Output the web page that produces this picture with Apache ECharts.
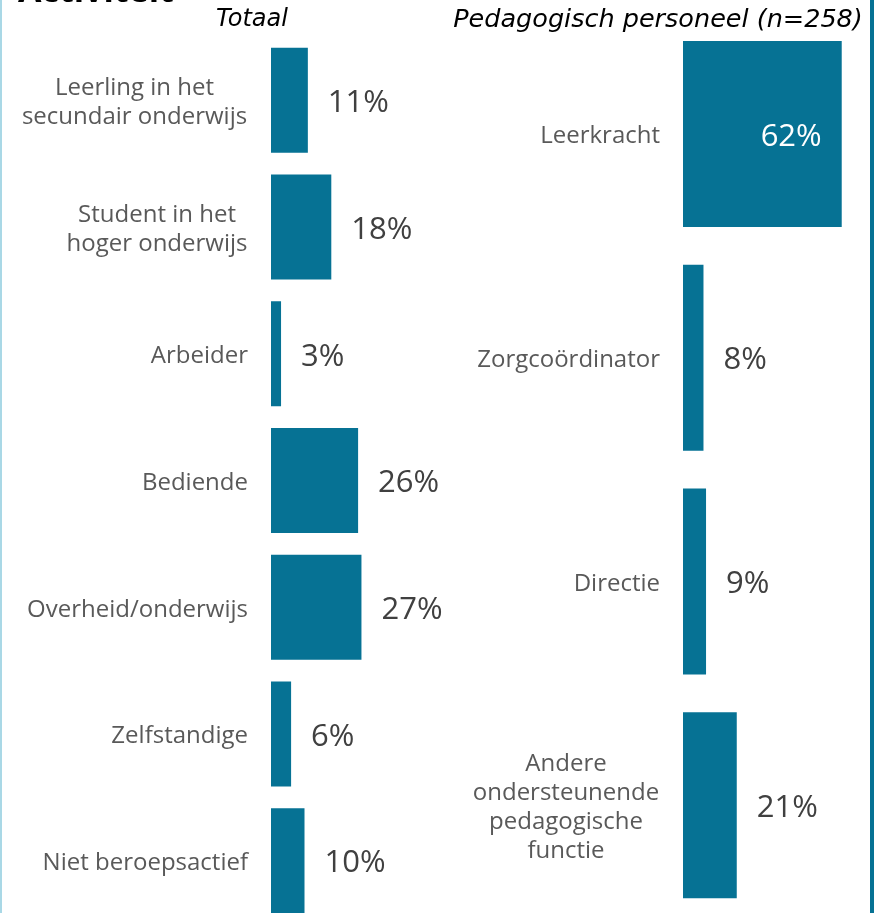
<!DOCTYPE html>
<html>
<head>
<meta charset="utf-8">
<script src="https://cdn.jsdelivr.net/npm/echarts@6/dist/echarts.min.js"></script>
<style>
html,body{margin:0;padding:0;background:#fff;}
#chart{width:886px;height:913px;}
</style>
</head>
<body>
<div id="chart"></div>
<script>
// ---- data ----
const leftTitle = 'Totaal';
const rightTitle = 'Pedagogisch personeel (n=258)';
const mainTitle = 'Activiteit';
const leftCategories = [
  'Leerling in het\nsecundair onderwijs',
  'Student in het\nhoger onderwijs',
  'Arbeider',
  'Bediende',
  'Overheid/onderwijs',
  'Zelfstandige',
  'Niet beroepsactief'
];
const leftValues = [11, 18, 3, 26, 27, 6, 10];
const rightCategories = [
  'Leerkracht',
  'Zorgcoördinator',
  'Directie',
  'Andere\nondersteunende\npedagogische\nfunctie'
];
const rightValues = [62, 8, 9, 21];

// ---- style ----
const BAR = '#067294';
const CAT_COLOR = '#595959';
const VAL_COLOR = '#404040';
const CAT_FONT = 'Open Sans';
const CAT_SIZE = 24;
const CAT_LH = 29;

const ctx = document.createElement('canvas').getContext('2d');
ctx.font = CAT_SIZE + "px '" + CAT_FONT + "'";
function buildRich(cats) {
  const rich = {};
  cats.forEach((c, i) => {
    const lines = c.split('\n');
    const w = Math.max(...lines.map(l => ctx.measureText(l).width));
    rich['m' + i] = {
      width: Math.ceil(w) + 1, align: 'center',
      fontSize: CAT_SIZE, fontFamily: CAT_FONT, color: CAT_COLOR, lineHeight: CAT_LH
    };
  });
  return rich;
}
function fmt(value, index) {
  const lines = value.split('\n');
  if (lines.length === 1) return value;
  return lines.map(l => '{m' + index + '|' + l + '}').join('\n');
}

const chart = echarts.init(document.getElementById('chart'), null, {renderer: 'canvas'});

function yAxisFor(gridIndex, cats) {
  return {
    type: 'category', gridIndex, data: cats, inverse: true,
    axisLine: {show: false}, axisTick: {show: false}, splitLine: {show: false},
    axisLabel: {
      margin: 23, fontSize: CAT_SIZE, fontFamily: CAT_FONT, color: CAT_COLOR,
      lineHeight: CAT_LH, formatter: fmt, rich: buildRich(cats),
      padding: [5, 0, 0, 0]
    }
  };
}
function xAxisFor(gridIndex, max) {
  return {
    type: 'value', gridIndex, min: 0, max,
    show: false, splitLine: {show: false}
  };
}
const valLabel = {
  show: true, position: 'right', distance: 20, offset: [0, 3],
  formatter: p => p.value + '%',
  fontFamily: CAT_FONT, fontSize: 31, color: VAL_COLOR
};

chart.setOption({
  animation: false,
  backgroundColor: '#fff',
  grid: [
    {left: 271, top: 37, width: 134, height: 887, outerBoundsMode: 'none', containLabel: false},
    {left: 683, top: 22, width: 179.2, height: 895, outerBoundsMode: 'none', containLabel: false}
  ],
  xAxis: [xAxisFor(0, 40), xAxisFor(1, 70)],
  yAxis: [yAxisFor(0, leftCategories), yAxisFor(1, rightCategories)],
  series: [
    {
      type: 'bar', xAxisIndex: 0, yAxisIndex: 0, barWidth: 105,
      itemStyle: {color: BAR},
      label: valLabel,
      data: leftValues
    },
    {
      type: 'bar', xAxisIndex: 1, yAxisIndex: 1, barWidth: 186,
      itemStyle: {color: BAR},
      label: valLabel,
      data: rightValues.map((v, i) => i === 0 ? {
        value: v,
        label: {position: 'insideRight', distance: 20, color: '#ffffff'}
      } : v)
    }
  ],
  graphic: [
    {type: 'rect', shape: {x: 0, y: 0, width: 2, height: 913}, style: {fill: '#a9d8e6'}, silent: true},
    {type: 'rect', shape: {x: 870, y: 0, width: 4, height: 913}, style: {fill: BAR}, silent: true},
    {type: 'text', x: 18, y: -8, style: {text: mainTitle, fontFamily: 'Open Sans', fontWeight: 'bold', fontSize: 34, fill: '#000', textVerticalAlign: 'middle'}},
    {type: 'text', x: 252, y: 20, style: {text: leftTitle, fontFamily: 'DejaVu Sans', fontStyle: 'italic', fontSize: 24, fill: '#000', textAlign: 'center', textVerticalAlign: 'middle'}},
    {type: 'text', x: 658, y: 20, style: {text: rightTitle, fontFamily: 'DejaVu Sans', fontStyle: 'italic', fontSize: 25.5, fill: '#000', textAlign: 'center', textVerticalAlign: 'middle'}}
  ]
});
</script>
</body>
</html>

### TASK PROMPT
Print the whole listing above once more, word for word, without its pictures.

### COMPLETE RESPONSE
Output the web page that produces this picture with Apache ECharts.
<!DOCTYPE html>
<html>
<head>
<meta charset="utf-8">
<script src="https://cdn.jsdelivr.net/npm/echarts@6/dist/echarts.min.js"></script>
<style>
html,body{margin:0;padding:0;background:#fff;}
#chart{width:886px;height:913px;}
</style>
</head>
<body>
<div id="chart"></div>
<script>
// ---- data ----
const leftTitle = 'Totaal';
const rightTitle = 'Pedagogisch personeel (n=258)';
const mainTitle = 'Activiteit';
const leftCategories = [
  'Leerling in het\nsecundair onderwijs',
  'Student in het\nhoger onderwijs',
  'Arbeider',
  'Bediende',
  'Overheid/onderwijs',
  'Zelfstandige',
  'Niet beroepsactief'
];
const leftValues = [11, 18, 3, 26, 27, 6, 10];
const rightCategories = [
  'Leerkracht',
  'Zorgcoördinator',
  'Directie',
  'Andere\nondersteunende\npedagogische\nfunctie'
];
const rightValues = [62, 8, 9, 21];

// ---- style ----
const BAR = '#067294';
const CAT_COLOR = '#595959';
const VAL_COLOR = '#404040';
const CAT_FONT = 'Open Sans';
const CAT_SIZE = 24;
const CAT_LH = 29;

const ctx = document.createElement('canvas').getContext('2d');
ctx.font = CAT_SIZE + "px '" + CAT_FONT + "'";
function buildRich(cats) {
  const rich = {};
  cats.forEach((c, i) => {
    const lines = c.split('\n');
    const w = Math.max(...lines.map(l => ctx.measureText(l).width));
    rich['m' + i] = {
      width: Math.ceil(w) + 1, align: 'center',
      fontSize: CAT_SIZE, fontFamily: CAT_FONT, color: CAT_COLOR, lineHeight: CAT_LH
    };
  });
  return rich;
}
function fmt(value, index) {
  const lines = value.split('\n');
  if (lines.length === 1) return value;
  return lines.map(l => '{m' + index + '|' + l + '}').join('\n');
}

const chart = echarts.init(document.getElementById('chart'), null, {renderer: 'canvas'});

function yAxisFor(gridIndex, cats) {
  return {
    type: 'category', gridIndex, data: cats, inverse: true,
    axisLine: {show: false}, axisTick: {show: false}, splitLine: {show: false},
    axisLabel: {
      margin: 23, fontSize: CAT_SIZE, fontFamily: CAT_FONT, color: CAT_COLOR,
      lineHeight: CAT_LH, formatter: fmt, rich: buildRich(cats),
      padding: [5, 0, 0, 0]
    }
  };
}
function xAxisFor(gridIndex, max) {
  return {
    type: 'value', gridIndex, min: 0, max,
    show: false, splitLine: {show: false}
  };
}
const valLabel = {
  show: true, position: 'right', distance: 20, offset: [0, 3],
  formatter: p => p.value + '%',
  fontFamily: CAT_FONT, fontSize: 31, color: VAL_COLOR
};

chart.setOption({
  animation: false,
  backgroundColor: '#fff',
  grid: [
    {left: 271, top: 37, width: 134, height: 887, outerBoundsMode: 'none', containLabel: false},
    {left: 683, top: 22, width: 179.2, height: 895, outerBoundsMode: 'none', containLabel: false}
  ],
  xAxis: [xAxisFor(0, 40), xAxisFor(1, 70)],
  yAxis: [yAxisFor(0, leftCategories), yAxisFor(1, rightCategories)],
  series: [
    {
      type: 'bar', xAxisIndex: 0, yAxisIndex: 0, barWidth: 105,
      itemStyle: {color: BAR},
      label: valLabel,
      data: leftValues
    },
    {
      type: 'bar', xAxisIndex: 1, yAxisIndex: 1, barWidth: 186,
      itemStyle: {color: BAR},
      label: valLabel,
      data: rightValues.map((v, i) => i === 0 ? {
        value: v,
        label: {position: 'insideRight', distance: 20, color: '#ffffff'}
      } : v)
    }
  ],
  graphic: [
    {type: 'rect', shape: {x: 0, y: 0, width: 2, height: 913}, style: {fill: '#a9d8e6'}, silent: true},
    {type: 'rect', shape: {x: 870, y: 0, width: 4, height: 913}, style: {fill: BAR}, silent: true},
    {type: 'text', x: 18, y: -8, style: {text: mainTitle, fontFamily: 'Open Sans', fontWeight: 'bold', fontSize: 34, fill: '#000', textVerticalAlign: 'middle'}},
    {type: 'text', x: 252, y: 20, style: {text: leftTitle, fontFamily: 'DejaVu Sans', fontStyle: 'italic', fontSize: 24, fill: '#000', textAlign: 'center', textVerticalAlign: 'middle'}},
    {type: 'text', x: 658, y: 20, style: {text: rightTitle, fontFamily: 'DejaVu Sans', fontStyle: 'italic', fontSize: 25.5, fill: '#000', textAlign: 'center', textVerticalAlign: 'middle'}}
  ]
});
</script>
</body>
</html>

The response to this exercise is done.